A comprehensive study by Search Atlas has found that six leading artificial intelligence platforms do not leak sensitive user data, addressing widespread privacy concerns while distinguishing between data leakage and AI hallucination. The research evaluated OpenAI, Gemini, Perplexity, Grok, Copilot, and Google AI Mode through controlled experiments designed to simulate worst-case data exposure scenarios. The findings, accessible at https://searchatlas.com, indicate zero percent data leakage across all platforms tested, offering significant reassurance for businesses and individuals concerned about confidentiality when using AI tools.
The first experiment investigated whether AI models would reproduce private information after exposure. Researchers created 30 unique question-and-answer pairs with no public references or presence in training data. Each model underwent a three-step process: initial questions without context, provision of correct answers, and repetition of the same questions. None of the six platforms produced correct answers after exposure, with models either declining to respond or generating incorrect responses through hallucination rather than repeating injected facts. This setup simulated a scenario where users input proprietary or sensitive information, finding no evidence that such information was retained for future responses.

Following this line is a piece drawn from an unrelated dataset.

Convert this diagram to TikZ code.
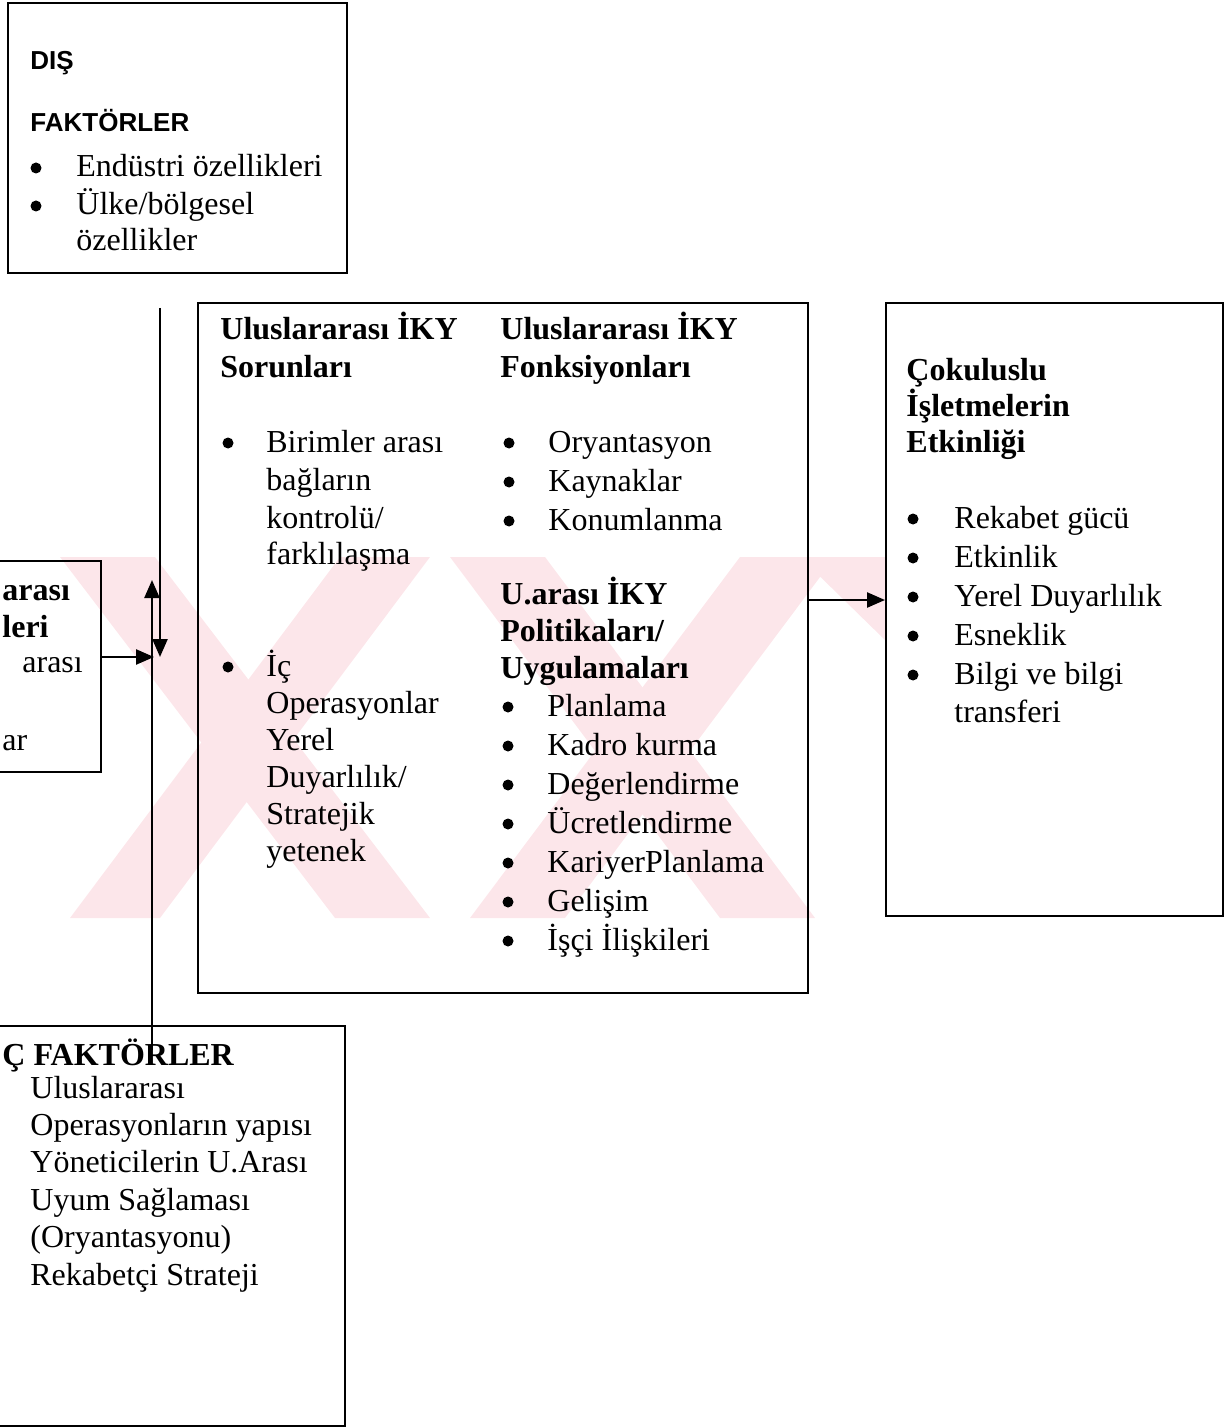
\documentclass[tikz,border=0pt]{standalone}
\usepackage{fontspec}
\setmainfont{Liberation Serif}
\newfontfamily\sansfam{Liberation Sans}
\usetikzlibrary{arrows.meta}
\definecolor{wmpink}{RGB}{252,230,234}
\begin{document}
\begin{tikzpicture}[x=0.5pt,y=-0.5pt,
  box/.style={draw, line width=1.2pt, inner sep=0pt, anchor=north west},
  txt/.style={anchor=base west, inner sep=0pt, font=\fontsize{16}{19}\selectfont},
  hd/.style={anchor=base west, inner sep=0pt, font=\fontsize{16}{19}\selectfont\bfseries},
  sh/.style={anchor=base west, inner sep=0pt, font=\sansfam\fontsize{13}{16}\selectfont\bfseries},
  dot/.style={circle, fill=black, inner sep=0pt, minimum size=5.5pt},
  arr/.style={line width=1.2pt, -{Triangle[length=9pt,width=7.5pt]}}]
\useasboundingbox (0,0) rectangle (1228,1428);
% watermark
\begin{scope}
\clip (0,557) rectangle (885,918);
\fill[wmpink] (60,557) -- (155,557) -- (430,918) -- (335,918) -- cycle;
\fill[wmpink] (340,557) -- (430,557) -- (160,918) -- (70,918) -- cycle;
\fill[wmpink] (450,557) -- (545,557) -- (815,918) -- (720,918) -- cycle;
\fill[wmpink] (740,557) -- (835,557) -- (565,918) -- (470,918) -- cycle;
\fill[wmpink] (800,557) -- (885,557) -- (885,640) -- cycle;
\end{scope}
% boxes
\node[box, minimum width=169.5pt, minimum height=135pt] (dis) at (7,2) {};
\node[box, minimum width=52pt, minimum height=105.5pt] (left) at (-4,560) {};
\node[box, minimum width=305pt, minimum height=345pt] (main) at (197,302) {};
\node[box, fill=white, minimum width=168.5pt, minimum height=306.5pt] (eff) at (885,302) {};
\node[box, minimum width=174pt, minimum height=200pt] (ic) at (-4,1025) {};
% DIS FAKTORLER
\node[sh] (d1) at (30,70) {DIŞ};
\node[sh] (d2) at (30,132) {FAKTÖRLER};
\node[dot] (db1) at (36,168) {};
\node[txt] (dt1) at (76,177) {Endüstri özellikleri};
\node[dot] (db2) at (36,206) {};
\node[txt] (dt2) at (76,215) {Ülke/bölgesel};
\node[txt] (dt3) at (76,251) {özellikler};
% left (cut) box
\node[hd] (l1) at (2,600) {arası};
\node[hd] (l2) at (2,637) {leri};
\node[txt] (l3) at (22,672) {arası};
\node[txt] (l4) at (2,750) {ar};
% main box, left column
\node[hd] (m1) at (220,340) {Uluslararası İKY};
\node[hd] (m2) at (220,378) {Sorunları};
\node[dot] (mb1) at (228,443) {};
\node[txt] (mt1) at (266,452) {Birimler arası};
\node[txt] (mt2) at (266,490) {bağların};
\node[txt] (mt3) at (266,528) {kontrolü/};
\node[txt] (mt4) at (266,564) {farklılaşma};
\node[dot] (mb2) at (228,667) {};
\node[txt] (mt5) at (266,676) {İç};
\node[txt] (mt6) at (266,713) {Operasyonlar};
\node[txt] (mt7) at (266,750) {Yerel};
\node[txt] (mt8) at (266,787) {Duyarlılık/};
\node[txt] (mt9) at (266,824) {Stratejik};
\node[txt] (mt10) at (266,861) {yetenek};
% main box, right column
\node[hd] (f1) at (500,340) {Uluslararası İKY};
\node[hd] (f2) at (500,378) {Fonksiyonları};
\node[dot] (fb1) at (509,443) {};
\node[txt] (ft1) at (548,452) {Oryantasyon};
\node[dot] (fb2) at (509,482) {};
\node[txt] (ft2) at (548,491) {Kaynaklar};
\node[dot] (fb3) at (509,521) {};
\node[txt] (ft3) at (548,530) {Konumlanma};
\node[hd] (p1) at (500,604) {U.arası İKY};
\node[hd] (p2) at (500,641) {Politikaları/};
\node[hd] (p3) at (500,678) {Uygulamaları};
\node[dot] (pb1) at (508,707) {};
\node[txt] (pt1) at (547,716) {Planlama};
\node[dot] (pb2) at (508,746) {};
\node[txt] (pt2) at (547,755) {Kadro kurma};
\node[dot] (pb3) at (508,785) {};
\node[txt] (pt3) at (547,794) {Değerlendirme};
\node[dot] (pb4) at (508,824) {};
\node[txt] (pt4) at (547,833) {Ücretlendirme};
\node[dot] (pb5) at (508,863) {};
\node[txt] (pt5) at (547,872) {KariyerPlanlama};
\node[dot] (pb6) at (508,902) {};
\node[txt] (pt6) at (547,911) {Gelişim};
\node[dot] (pb7) at (508,941) {};
\node[txt] (pt7) at (547,950) {İşçi İlişkileri};
% right box
\node[hd] (e1) at (906,380) {Çokuluslu};
\node[hd] (e2) at (906,416) {İşletmelerin};
\node[hd] (e3) at (906,452) {Etkinliği};
\node[dot] (eb1) at (913,519) {};
\node[txt] (et1) at (954,528) {Rekabet gücü};
\node[dot] (eb2) at (913,558) {};
\node[txt] (et2) at (954,567) {Etkinlik};
\node[dot] (eb3) at (913,597) {};
\node[txt] (et3) at (954,606) {Yerel Duyarlılık};
\node[dot] (eb4) at (913,636) {};
\node[txt] (et4) at (954,645) {Esneklik};
\node[dot] (eb5) at (913,675) {};
\node[txt] (et5) at (954,684) {Bilgi ve bilgi};
\node[txt] (et6) at (954,722) {transferi};
% IC FAKTORLER box
\node[hd] (i0) at (2,1065) {Ç FAKTÖRLER};
\node[txt] (i1) at (30,1098) {Uluslararası};
\node[txt] (i2) at (30,1135) {Operasyonların yapısı};
\node[txt] (i3) at (30,1172) {Yöneticilerin U.Arası};
\node[txt] (i4) at (30,1210) {Uyum Sağlaması};
\node[txt] (i5) at (30,1247) {(Oryantasyonu)};
\node[txt] (i6) at (30,1285) {Rekabetçi Strateji};
% connectors
\coordinate (dtop) at (160,308);
\coordinate (dend) at (160,657);
\coordinate (ubot) at (152,1050);
\coordinate (utip) at (152,580);
\coordinate (hend) at (154,657);
\coordinate (ay) at (0,600);
\draw[arr] (dtop) -- (dend);
\draw[arr] (ubot) -- (utip);
\draw[arr] (left.east |- hend) -- (hend);
\draw[arr] (main.east |- ay) -- (eff.west |- ay);
\end{tikzpicture}
\end{document}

Behavioral variations emerged across platforms. OpenAI, Perplexity, and Grok tended to respond with uncertainty when lacking reliable information, resulting in more "I don't know" responses. In contrast, Gemini, Copilot, and Google AI Mode were more inclined to generate confident yet incorrect answers. Crucially, none of these incorrect responses matched previously provided private information, highlighting that hallucination and leakage are separate failure modes, with the study identifying only the former.
The second experiment assessed whether information retrieved via live web search would persist once search access was disabled. Researchers selected a real-world event occurring after all models' training cutoffs, ensuring correct answers could only come from live retrieval. When search was enabled, models answered most questions correctly, but once search was immediately disabled, those correct answers largely disappeared. Only questions whose answers could be inferred from pre-existing training data or general knowledge remained answerable, demonstrating no evidence that models retained or carried forward information retrieved through live search.
One of the study's most practical conclusions is the clear distinction between hallucination and data leakage. Platforms exhibiting lower accuracy—Gemini, Copilot, and Google AI Mode—did not repeat previously received information but instead generated confident, plausible-sounding incorrect answers. OpenAI and Perplexity showed the lowest hallucination levels. This distinction is significant for AI risk assessment, as a prevalent concern has been that AI systems might expose sensitive information from one user to another, a scenario for which researchers found no evidence.
For businesses and privacy-conscious users, the findings provide reassuring news that sensitive information shared during a single session does not appear to be absorbed into lasting memory that could be revealed to other users. Instead, data acts more like temporary "working memory" utilized within that interaction. For researchers and fact-checkers, the findings underscore that LLMs cannot "learn" from corrections in previous conversations, as errors in underlying training data may persist unless models are retrained or correct sources are provided anew.
For developers and AI builders, the study emphasizes the importance of retrieval-based systems like Retrieval-Augmented Generation (RAG), which connect models to live databases or search systems, as the most dependable way to ensure accurate responses for current events, proprietary information, or frequently updated data. Without retrieval, models lack built-in mechanisms to retain facts discovered during earlier interactions. While AI is not risk-free—hallucination remains a genuine issue—the specific fear of data leakage to other users lacks evidence according to this study, potentially allowing organizations to engage with these tools more confidently while focusing on actual risks present.